Déroulé et objectifs de l’exercice

L’exercice aura lieu en mars 2016 et se déroulera sur 14 jours calendaires. La première semaine – du 8 mars au 11 mars 2016 – aura lieu la phase « Crue » de l’exercice. Chaque journée sera dédiée à un niveau d’eau différent, les participants devront évaluer les impacts et prendre les décisions adéquates pendant cette phase.
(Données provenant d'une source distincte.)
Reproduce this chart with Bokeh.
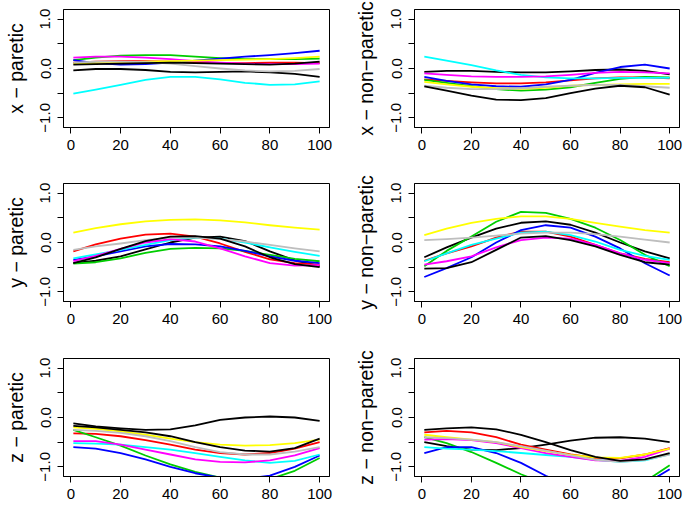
from bokeh.plotting import figure
from bokeh.layouts import column, row
from bokeh.models import Range1d, FixedTicker
from bokeh.embed import file_html
from bokeh.resources import INLINE

# ---------------- data ----------------
T = [1, 10, 20, 30, 40, 50, 60, 70, 80, 90, 100]
X_TICKS = [0, 20, 40, 60, 80, 100]
Y_TICKS = [-1.0, -0.5, 0.0, 0.5, 1.0]
Y_TICK_LABELS = ["\u22121.0", "", "0.0", "", "1.0"]

COLORS = {
    "black1": "#000000", "red": "#FF0000", "green": "#00CD00", "blue": "#0000FF",
    "cyan": "#00FFFF", "magenta": "#FF00FF", "yellow": "#FFFF00", "gray": "#BEBEBE",
    "black2": "#000000",
}

# x - paretic
xp_black1 = [-0.04, -0.01, -0.01, -0.03, -0.07, -0.08, -0.07, -0.06, -0.08, -0.11, -0.17]
xp_red = [0.12, 0.14, 0.15, 0.15, 0.14, 0.12, 0.11, 0.11, 0.12, 0.12, 0.11]
xp_green = [0.17, 0.22, 0.26, 0.27, 0.27, 0.24, 0.21, 0.19, 0.19, 0.19, 0.20]
xp_blue = [0.17, 0.11, 0.08, 0.09, 0.12, 0.16, 0.20, 0.24, 0.27, 0.31, 0.36]
xp_cyan = [-0.51, -0.43, -0.33, -0.23, -0.17, -0.17, -0.22, -0.29, -0.33, -0.32, -0.26]
xp_magenta = [0.22, 0.24, 0.24, 0.22, 0.19, 0.15, 0.12, 0.10, 0.09, 0.09, 0.10]
xp_yellow = [0.10, 0.11, 0.12, 0.14, 0.15, 0.16, 0.17, 0.18, 0.19, 0.21, 0.24]
xp_gray = [0.12, 0.14, 0.14, 0.13, 0.10, 0.05, 0.00, -0.04, -0.06, -0.05, -0.01]
xp_black2 = [0.08, 0.09, 0.10, 0.11, 0.12, 0.11, 0.10, 0.09, 0.08, 0.10, 0.14]

# x - non-paretic
xn_black1 = [-0.07, -0.05, -0.05, -0.07, -0.08, -0.08, -0.06, -0.03, -0.02, -0.05, -0.12]
xn_red = [-0.22, -0.25, -0.28, -0.30, -0.30, -0.28, -0.24, -0.20, -0.18, -0.18, -0.20]
xn_green = [-0.23, -0.29, -0.36, -0.42, -0.45, -0.43, -0.38, -0.29, -0.21, -0.17, -0.18]
xn_blue = [-0.17, -0.25, -0.32, -0.36, -0.37, -0.32, -0.23, -0.09, 0.03, 0.08, 0.00]
xn_cyan = [0.24, 0.16, 0.07, -0.04, -0.13, -0.18, -0.20, -0.20, -0.19, -0.19, -0.19]
xn_magenta = [-0.10, -0.13, -0.16, -0.17, -0.17, -0.16, -0.13, -0.09, -0.07, -0.08, -0.10]
xn_yellow = [-0.27, -0.32, -0.37, -0.40, -0.41, -0.39, -0.35, -0.33, -0.32, -0.31, -0.31]
xn_gray = [-0.35, -0.39, -0.42, -0.42, -0.40, -0.37, -0.35, -0.33, -0.33, -0.36, -0.39]
xn_black2 = [-0.36, -0.45, -0.55, -0.63, -0.64, -0.60, -0.50, -0.41, -0.35, -0.38, -0.53]

# y - paretic
yp_black1 = [-0.42, -0.37, -0.28, -0.14, 0.00, 0.10, 0.12, 0.03, -0.18, -0.36, -0.48]
yp_red = [-0.18, -0.04, 0.08, 0.16, 0.18, 0.12, -0.02, -0.19, -0.34, -0.42, -0.45]
yp_green = [-0.43, -0.40, -0.32, -0.21, -0.13, -0.11, -0.12, -0.17, -0.25, -0.33, -0.38]
yp_blue = [-0.35, -0.28, -0.18, -0.08, -0.03, -0.04, -0.08, -0.17, -0.28, -0.37, -0.42]
yp_cyan = [-0.32, -0.24, -0.15, -0.05, 0.05, 0.10, 0.08, 0.00, -0.10, -0.19, -0.27]
yp_magenta = [-0.38, -0.27, -0.13, 0.00, 0.07, 0.02, -0.12, -0.28, -0.42, -0.47, -0.46]
yp_yellow = [0.20, 0.29, 0.37, 0.43, 0.46, 0.47, 0.45, 0.41, 0.35, 0.30, 0.26]
yp_gray = [-0.15, -0.08, -0.02, 0.05, 0.10, 0.10, 0.07, 0.02, -0.05, -0.12, -0.18]
yp_black2 = [-0.42, -0.30, -0.13, 0.03, 0.12, 0.13, 0.08, -0.08, -0.30, -0.44, -0.50]

# y - non-paretic
yn_black1 = [-0.30, -0.10, 0.10, 0.28, 0.40, 0.43, 0.36, 0.20, 0.00, -0.18, -0.32]
yn_red = [-0.37, -0.22, -0.08, 0.10, 0.22, 0.22, 0.12, -0.05, -0.22, -0.33, -0.40]
yn_green = [-0.48, -0.17, 0.12, 0.42, 0.62, 0.60, 0.48, 0.30, 0.05, -0.25, -0.48]
yn_blue = [-0.70, -0.52, -0.30, 0.00, 0.25, 0.35, 0.30, 0.12, -0.12, -0.42, -0.67]
yn_cyan = [-0.38, -0.22, -0.05, 0.08, 0.20, 0.22, 0.15, 0.02, -0.15, -0.27, -0.35]
yn_magenta = [-0.45, -0.38, -0.28, -0.10, 0.05, 0.10, 0.08, -0.05, -0.22, -0.35, -0.42]
yn_yellow = [0.15, 0.28, 0.40, 0.48, 0.53, 0.53, 0.48, 0.40, 0.32, 0.25, 0.20]
yn_gray = [0.05, 0.07, 0.10, 0.14, 0.18, 0.20, 0.20, 0.17, 0.12, 0.06, 0.00]
yn_black2 = [-0.53, -0.52, -0.40, -0.15, 0.10, 0.13, 0.05, -0.08, -0.25, -0.40, -0.45]

# z - paretic
zp_black1 = [-0.12, -0.18, -0.22, -0.25, -0.24, -0.16, -0.05, 0.00, 0.02, 0.00, -0.07]
zp_red = [-0.32, -0.33, -0.38, -0.46, -0.55, -0.65, -0.72, -0.75, -0.72, -0.63, -0.50]
zp_green = [-0.25, -0.40, -0.57, -0.77, -0.95, -1.10, -1.22, -1.28, -1.25, -1.08, -0.82]
zp_blue = [-0.60, -0.63, -0.72, -0.85, -1.00, -1.13, -1.22, -1.24, -1.18, -1.00, -0.77]
zp_cyan = [-0.52, -0.53, -0.55, -0.60, -0.65, -0.72, -0.80, -0.87, -0.92, -0.88, -0.75]
zp_magenta = [-0.48, -0.48, -0.55, -0.65, -0.75, -0.85, -0.90, -0.91, -0.87, -0.77, -0.62]
zp_yellow = [-0.20, -0.23, -0.28, -0.35, -0.43, -0.50, -0.55, -0.57, -0.56, -0.52, -0.45]
zp_gray = [-0.25, -0.27, -0.31, -0.38, -0.48, -0.60, -0.70, -0.75, -0.75, -0.69, -0.60]
zp_black2 = [-0.17, -0.20, -0.25, -0.30, -0.38, -0.50, -0.60, -0.67, -0.69, -0.62, -0.43]

# z - non-paretic
zn_black1 = [-0.50, -0.58, -0.65, -0.66, -0.62, -0.55, -0.47, -0.41, -0.40, -0.43, -0.50]
zn_red = [-0.30, -0.27, -0.30, -0.40, -0.55, -0.65, -0.75, -0.82, -0.83, -0.75, -0.62]
zn_green = [-0.40, -0.52, -0.70, -0.92, -1.15, -1.35, -1.50, -1.55, -1.50, -1.30, -0.97]
zn_blue = [-0.72, -0.60, -0.60, -0.72, -0.92, -1.18, -1.40, -1.52, -1.52, -1.35, -1.05]
zn_cyan = [-0.60, -0.63, -0.65, -0.68, -0.72, -0.76, -0.80, -0.86, -0.90, -0.87, -0.75]
zn_magenta = [-0.45, -0.44, -0.46, -0.52, -0.62, -0.72, -0.80, -0.87, -0.88, -0.80, -0.63]
zn_yellow = [-0.35, -0.40, -0.45, -0.50, -0.60, -0.68, -0.76, -0.81, -0.82, -0.75, -0.63]
zn_gray = [-0.40, -0.42, -0.45, -0.50, -0.58, -0.67, -0.77, -0.86, -0.90, -0.86, -0.75]
zn_black2 = [-0.25, -0.22, -0.20, -0.24, -0.35, -0.50, -0.66, -0.80, -0.88, -0.85, -0.72]

PANELS = [
    ("x \u2212 paretic", [xp_black1, xp_red, xp_green, xp_blue, xp_cyan, xp_magenta, xp_yellow, xp_gray, xp_black2]),
    ("x \u2212 non\u2212paretic", [xn_black1, xn_red, xn_green, xn_blue, xn_cyan, xn_magenta, xn_yellow, xn_gray, xn_black2]),
    ("y \u2212 paretic", [yp_black1, yp_red, yp_green, yp_blue, yp_cyan, yp_magenta, yp_yellow, yp_gray, yp_black2]),
    ("y \u2212 non\u2212paretic", [yn_black1, yn_red, yn_green, yn_blue, yn_cyan, yn_magenta, yn_yellow, yn_gray, yn_black2]),
    ("z \u2212 paretic", [zp_black1, zp_red, zp_green, zp_blue, zp_cyan, zp_magenta, zp_yellow, zp_gray, zp_black2]),
    ("z \u2212 non\u2212paretic", [zn_black1, zn_red, zn_green, zn_blue, zn_cyan, zn_magenta, zn_yellow, zn_gray, zn_black2]),
]
SERIES_ORDER = ["black1", "red", "green", "blue", "cyan", "magenta", "yellow", "gray", "black2"]

FONT = "Liberation Sans"
TICK_FS = "15px"
LABEL_FS = "19.5px"


def make_panel(label, series, col, rowi):
    # row geometry: (height, top border, bottom border)
    height, bt, bb = [(175, 9, 48), (175, 8, 49), (156, 8, 30)][rowi]
    if col == 0:
        width, bl, br, als = 343, 63, 14, 11
    else:
        width, bl, br, als = 341, 71, 5, 12
    p = figure(width=width, height=height,
               x_range=Range1d(-2.96, 103.96), y_range=Range1d(-1.196, 1.196),
               output_backend="svg", toolbar_location=None,
               min_border_left=bl, min_border_right=br,
               min_border_top=bt, min_border_bottom=bb)
    p.xgrid.visible = False
    p.ygrid.visible = False
    p.outline_line_color = "black"
    p.outline_line_width = 1
    p.outline_line_alpha = 1
    p.background_fill_color = "white"
    p.border_fill_color = "white"

    for name, ys in zip(SERIES_ORDER, series):
        p.line(T, ys, line_color=COLORS[name], line_width=1.8, line_join="round")

    xa = p.xaxis[0]
    xa.ticker = FixedTicker(ticks=X_TICKS)
    xa.minor_tick_line_color = None
    xa.major_tick_out = 6
    xa.major_tick_in = 0
    xa.major_label_standoff = 6
    xa.major_label_text_font = FONT
    xa.major_label_text_font_size = TICK_FS
    xa.major_label_text_color = "black"
    xa.axis_line_color = "black"
    xa.major_tick_line_color = "black"

    ya = p.yaxis[0]
    ya.ticker = FixedTicker(ticks=Y_TICKS)
    ya.major_label_overrides = {t: s for t, s in zip(Y_TICKS, Y_TICK_LABELS)}
    ya.major_label_orientation = "vertical"
    ya.minor_tick_line_color = None
    ya.major_tick_out = 6
    ya.major_tick_in = 0
    ya.major_label_standoff = 7
    ya.major_label_text_font = FONT
    ya.major_label_text_font_size = TICK_FS
    ya.major_label_text_color = "black"
    ya.axis_line_color = "black"
    ya.major_tick_line_color = "black"
    ya.axis_label = label
    ya.axis_label_text_font = FONT
    ya.axis_label_text_font_size = LABEL_FS
    ya.axis_label_text_font_style = "normal"
    ya.axis_label_text_color = "black"
    ya.axis_label_standoff = als
    return p


plots = [make_panel(lbl, s, i % 2, i // 2) for i, (lbl, s) in enumerate(PANELS)]
layout = column(row(plots[0], plots[1]), row(plots[2], plots[3]), row(plots[4], plots[5]))

open("out.html", "w").write(file_html(layout, INLINE))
Objectifs principaux pour les participants : anticiper la montée des eaux à venir et gérer les premiers impacts constatés.

Le weekend du 12 et 13 mars 2016, le pic de crue sera atteint, ce qui déclenchera les dispositifs opérationnels prévus en cas de crue de la Seine, notamment la collaboration européenne.

La seconde semaine – du 15 au 18 mars 2016 – aura lieu la phase « Décrue » de l’exercice. Objectifs principaux des participants : travailler sur le retour à la normale et la résilience des réseaux.

La différence sur l’organisation des deux phases de l’exercice tient dans les hypothèses de travail dont disposeront les différents acteurs. En effet, de nombreuses simulations et études ont permis d’établir des hypothèses de travail à partir desquelles évaluer de façon réaliste les impacts d’une crue de la Seine. A l’opposé, la phase de « Décrue » ne dispose pas de travaux aussi poussés en la matière.

Cet exercice est donc une occasion inédite pour l’ensemble des participants de relever 3 défis majeurs :

  • réussir la coordination des cellules de crise internes de chaque participant avec les cellules de crise externes qui seront activées ;
  • mobiliser l’ensemble des acteurs pour produire un scénario le plus réaliste possible ;
  • nouer des relations entre acteurs de secteurs différents pour faciliter la coordination de la réponse.

Mais il faut bien être conscient que SEQUANA ne sera pas forcément un aboutissement en tant que tel mais bien le début d’une prise de conscience généralisée qui aura des effets bénéfiques sur les années à venir.

Le scénario de crise d’une crue centennale est un excellent scénario pour renforcer la résilience de son entreprise, des processus et des collaborateurs tant les impacts sont globaux et la complexité des solutions à mettre en œuvre est importante. Toutefois, malgré toutes les préparations et anticipations possibles, il faut rappeler que ce scénario dispose de nombreux aléas et d’inconnues imposant à chaque acteur d’adapter les dispositifs si la crise survenait. Ainsi, une stratégie d’exercices doit être mise en place afin de tester les PCA, mais également pour renforcer la résilience de l’organisation et des personnes qui devront, le jour de la crise, adapter les dispositifs prévus.